First get a list of all the files in the mail directory folder. Using recursive = TRUE will give the paths to all the subfolders, and full.names = TRUE will help to read in the data using map_dfr.

After getting the list, I’m subsetting it to only include one person’s mailbox for the purposes of this example. The very last person in the list has 557 emails to read in, which is not many compared to some of the other employees.

Then I can use map_dfr to read all of the emails into one csv all at one time, using read_delim because I want to use tab instead of comma as the delimiter. Otherwise I’ll be missing some of the data (like the email date). I know that if I read them in as a csv, there will only be one column and all the data will be stored in the rows, so I’m naming the column “data” so that they will all stack on top of each other and I don’t end up with 557 columns. The .id just tells me which file the data came from, which is going to be helpful for cleaning.

files <- list.files(path = "~/Desktop/Rproj/enron/maildir/zufferli-j", recursive = TRUE, full.names = TRUE)

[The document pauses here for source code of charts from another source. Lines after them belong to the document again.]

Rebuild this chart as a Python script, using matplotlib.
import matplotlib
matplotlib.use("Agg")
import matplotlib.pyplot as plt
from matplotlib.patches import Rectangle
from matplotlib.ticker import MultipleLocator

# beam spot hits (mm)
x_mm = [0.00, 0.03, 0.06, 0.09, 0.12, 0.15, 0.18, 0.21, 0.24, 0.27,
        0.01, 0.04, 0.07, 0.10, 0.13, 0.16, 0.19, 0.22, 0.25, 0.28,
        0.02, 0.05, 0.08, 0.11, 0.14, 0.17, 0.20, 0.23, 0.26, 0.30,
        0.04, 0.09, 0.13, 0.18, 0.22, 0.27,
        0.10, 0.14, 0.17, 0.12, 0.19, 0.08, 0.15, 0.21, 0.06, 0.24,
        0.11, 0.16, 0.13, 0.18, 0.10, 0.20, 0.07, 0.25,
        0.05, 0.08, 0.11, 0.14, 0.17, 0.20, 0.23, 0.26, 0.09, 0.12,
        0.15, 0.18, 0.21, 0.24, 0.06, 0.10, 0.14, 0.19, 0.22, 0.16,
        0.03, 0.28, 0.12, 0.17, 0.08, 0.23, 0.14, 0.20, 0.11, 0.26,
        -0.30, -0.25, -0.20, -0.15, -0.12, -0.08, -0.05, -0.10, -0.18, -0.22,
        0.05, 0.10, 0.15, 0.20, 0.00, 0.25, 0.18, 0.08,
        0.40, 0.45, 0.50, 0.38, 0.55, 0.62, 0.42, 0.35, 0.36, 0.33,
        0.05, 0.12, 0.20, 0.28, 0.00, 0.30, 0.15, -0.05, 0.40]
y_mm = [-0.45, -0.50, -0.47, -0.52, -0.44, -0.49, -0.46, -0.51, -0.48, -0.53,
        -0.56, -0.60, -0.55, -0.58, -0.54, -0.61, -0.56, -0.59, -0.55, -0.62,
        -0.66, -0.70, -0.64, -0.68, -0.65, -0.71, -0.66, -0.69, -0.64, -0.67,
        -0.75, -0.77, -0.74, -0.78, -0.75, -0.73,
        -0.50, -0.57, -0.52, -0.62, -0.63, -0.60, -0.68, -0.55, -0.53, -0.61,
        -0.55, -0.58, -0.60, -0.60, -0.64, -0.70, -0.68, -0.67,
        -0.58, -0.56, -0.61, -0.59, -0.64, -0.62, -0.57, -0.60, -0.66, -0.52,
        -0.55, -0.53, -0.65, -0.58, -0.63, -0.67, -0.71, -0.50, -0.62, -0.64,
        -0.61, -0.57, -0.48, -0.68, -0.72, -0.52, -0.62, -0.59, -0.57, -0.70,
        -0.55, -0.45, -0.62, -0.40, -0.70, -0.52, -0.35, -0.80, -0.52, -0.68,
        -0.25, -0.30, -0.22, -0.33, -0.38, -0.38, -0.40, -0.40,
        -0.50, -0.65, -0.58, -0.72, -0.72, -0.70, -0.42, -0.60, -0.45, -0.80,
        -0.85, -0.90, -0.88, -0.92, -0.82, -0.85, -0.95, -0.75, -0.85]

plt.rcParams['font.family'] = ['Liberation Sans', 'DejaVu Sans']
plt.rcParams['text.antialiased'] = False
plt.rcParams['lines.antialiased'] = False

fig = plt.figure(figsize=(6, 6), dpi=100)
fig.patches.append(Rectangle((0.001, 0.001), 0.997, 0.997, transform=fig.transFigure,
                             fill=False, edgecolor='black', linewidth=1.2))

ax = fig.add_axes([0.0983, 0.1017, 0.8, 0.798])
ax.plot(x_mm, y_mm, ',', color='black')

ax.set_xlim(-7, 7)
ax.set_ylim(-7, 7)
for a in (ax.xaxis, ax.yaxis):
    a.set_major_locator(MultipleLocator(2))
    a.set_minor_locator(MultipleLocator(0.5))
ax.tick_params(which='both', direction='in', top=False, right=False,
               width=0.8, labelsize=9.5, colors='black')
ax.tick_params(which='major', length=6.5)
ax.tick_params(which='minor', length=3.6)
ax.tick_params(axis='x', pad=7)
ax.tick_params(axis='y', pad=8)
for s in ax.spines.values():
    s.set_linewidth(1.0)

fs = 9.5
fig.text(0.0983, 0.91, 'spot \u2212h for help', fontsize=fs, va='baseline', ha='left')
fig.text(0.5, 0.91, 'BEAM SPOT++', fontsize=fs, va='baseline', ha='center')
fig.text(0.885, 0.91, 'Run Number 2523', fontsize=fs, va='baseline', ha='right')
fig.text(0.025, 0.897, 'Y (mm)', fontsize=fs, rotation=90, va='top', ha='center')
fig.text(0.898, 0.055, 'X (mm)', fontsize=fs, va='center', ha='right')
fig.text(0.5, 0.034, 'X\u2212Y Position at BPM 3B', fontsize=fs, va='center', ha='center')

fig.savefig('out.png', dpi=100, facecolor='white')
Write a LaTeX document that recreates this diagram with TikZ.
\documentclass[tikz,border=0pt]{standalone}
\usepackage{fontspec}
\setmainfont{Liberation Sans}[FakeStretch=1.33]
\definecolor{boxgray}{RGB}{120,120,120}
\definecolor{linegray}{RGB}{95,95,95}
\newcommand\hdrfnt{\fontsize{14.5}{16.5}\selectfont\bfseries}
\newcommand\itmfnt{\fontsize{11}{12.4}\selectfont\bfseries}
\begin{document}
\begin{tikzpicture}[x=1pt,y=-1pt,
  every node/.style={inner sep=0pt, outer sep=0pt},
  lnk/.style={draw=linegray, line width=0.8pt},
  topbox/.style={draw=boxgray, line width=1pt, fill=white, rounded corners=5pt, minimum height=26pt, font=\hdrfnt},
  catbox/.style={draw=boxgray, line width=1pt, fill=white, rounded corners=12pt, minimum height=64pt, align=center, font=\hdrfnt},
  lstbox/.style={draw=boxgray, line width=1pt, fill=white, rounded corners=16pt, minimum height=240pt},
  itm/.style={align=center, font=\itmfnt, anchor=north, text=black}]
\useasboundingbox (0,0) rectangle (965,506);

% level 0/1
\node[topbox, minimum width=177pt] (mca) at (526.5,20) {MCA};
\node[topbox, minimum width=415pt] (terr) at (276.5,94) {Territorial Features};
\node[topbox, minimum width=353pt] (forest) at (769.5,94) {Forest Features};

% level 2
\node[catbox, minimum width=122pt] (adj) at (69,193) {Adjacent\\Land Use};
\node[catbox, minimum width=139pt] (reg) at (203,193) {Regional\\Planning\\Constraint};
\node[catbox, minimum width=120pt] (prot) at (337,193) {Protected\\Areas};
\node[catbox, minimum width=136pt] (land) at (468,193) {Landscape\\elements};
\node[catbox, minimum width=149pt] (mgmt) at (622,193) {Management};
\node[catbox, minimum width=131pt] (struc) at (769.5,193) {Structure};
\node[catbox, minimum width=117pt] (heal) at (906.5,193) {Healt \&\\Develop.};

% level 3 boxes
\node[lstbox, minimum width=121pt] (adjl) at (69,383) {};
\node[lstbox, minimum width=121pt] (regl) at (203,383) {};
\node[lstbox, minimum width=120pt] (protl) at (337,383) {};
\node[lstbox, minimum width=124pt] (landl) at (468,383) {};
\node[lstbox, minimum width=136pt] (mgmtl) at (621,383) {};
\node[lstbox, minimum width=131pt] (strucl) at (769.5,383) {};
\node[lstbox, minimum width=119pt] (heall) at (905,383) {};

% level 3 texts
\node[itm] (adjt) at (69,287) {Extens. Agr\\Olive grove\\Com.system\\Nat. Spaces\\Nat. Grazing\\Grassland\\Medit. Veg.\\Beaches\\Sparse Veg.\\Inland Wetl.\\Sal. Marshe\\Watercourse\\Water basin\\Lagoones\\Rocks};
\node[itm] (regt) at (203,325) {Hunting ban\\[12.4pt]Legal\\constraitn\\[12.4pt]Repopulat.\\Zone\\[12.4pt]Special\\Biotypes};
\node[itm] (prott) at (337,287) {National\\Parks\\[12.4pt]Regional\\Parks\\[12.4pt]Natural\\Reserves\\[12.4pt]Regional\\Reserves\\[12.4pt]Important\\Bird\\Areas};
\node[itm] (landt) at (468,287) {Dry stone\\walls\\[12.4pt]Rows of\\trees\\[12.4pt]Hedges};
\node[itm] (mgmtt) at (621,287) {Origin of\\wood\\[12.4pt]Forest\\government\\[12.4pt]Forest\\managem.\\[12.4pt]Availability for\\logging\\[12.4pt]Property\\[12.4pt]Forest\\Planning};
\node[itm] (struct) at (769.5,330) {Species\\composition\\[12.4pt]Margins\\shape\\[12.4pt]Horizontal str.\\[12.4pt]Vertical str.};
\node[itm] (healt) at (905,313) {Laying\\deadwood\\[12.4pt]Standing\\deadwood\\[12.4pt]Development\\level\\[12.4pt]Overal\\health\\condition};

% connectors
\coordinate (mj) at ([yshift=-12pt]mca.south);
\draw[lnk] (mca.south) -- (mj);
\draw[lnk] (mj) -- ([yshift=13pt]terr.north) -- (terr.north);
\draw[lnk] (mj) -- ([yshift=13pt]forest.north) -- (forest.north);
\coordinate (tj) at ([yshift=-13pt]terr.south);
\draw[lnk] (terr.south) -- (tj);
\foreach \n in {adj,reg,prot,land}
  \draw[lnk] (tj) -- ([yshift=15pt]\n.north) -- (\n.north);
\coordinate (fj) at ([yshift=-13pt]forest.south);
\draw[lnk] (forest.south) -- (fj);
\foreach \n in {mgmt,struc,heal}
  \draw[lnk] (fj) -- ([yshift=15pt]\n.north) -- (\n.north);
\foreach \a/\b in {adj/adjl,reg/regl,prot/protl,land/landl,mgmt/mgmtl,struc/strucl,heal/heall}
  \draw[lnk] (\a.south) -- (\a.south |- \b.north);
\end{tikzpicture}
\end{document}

mail_df <- str_subset(files, "zufferli-j") %>%
  map_dfr(
    read_delim,
    delim = "\t",
    col_names = c("data"),
    escape_double = FALSE,
    trim_ws = TRUE,
    .id = "source"
  ) %>% 
  filter(!is.na(data))

Clean Header Data

After reviewing the data, I noticed that the message header pretty much always(?) ends with the “X-FileName” row. I’m going to use that to separate the header data and make a tidy dataframe out of it. I’m flagging each row that contains “X-FileName” and using the cumulative sum function to basically make a column that will allow me to filter the email in two parts (message header and body).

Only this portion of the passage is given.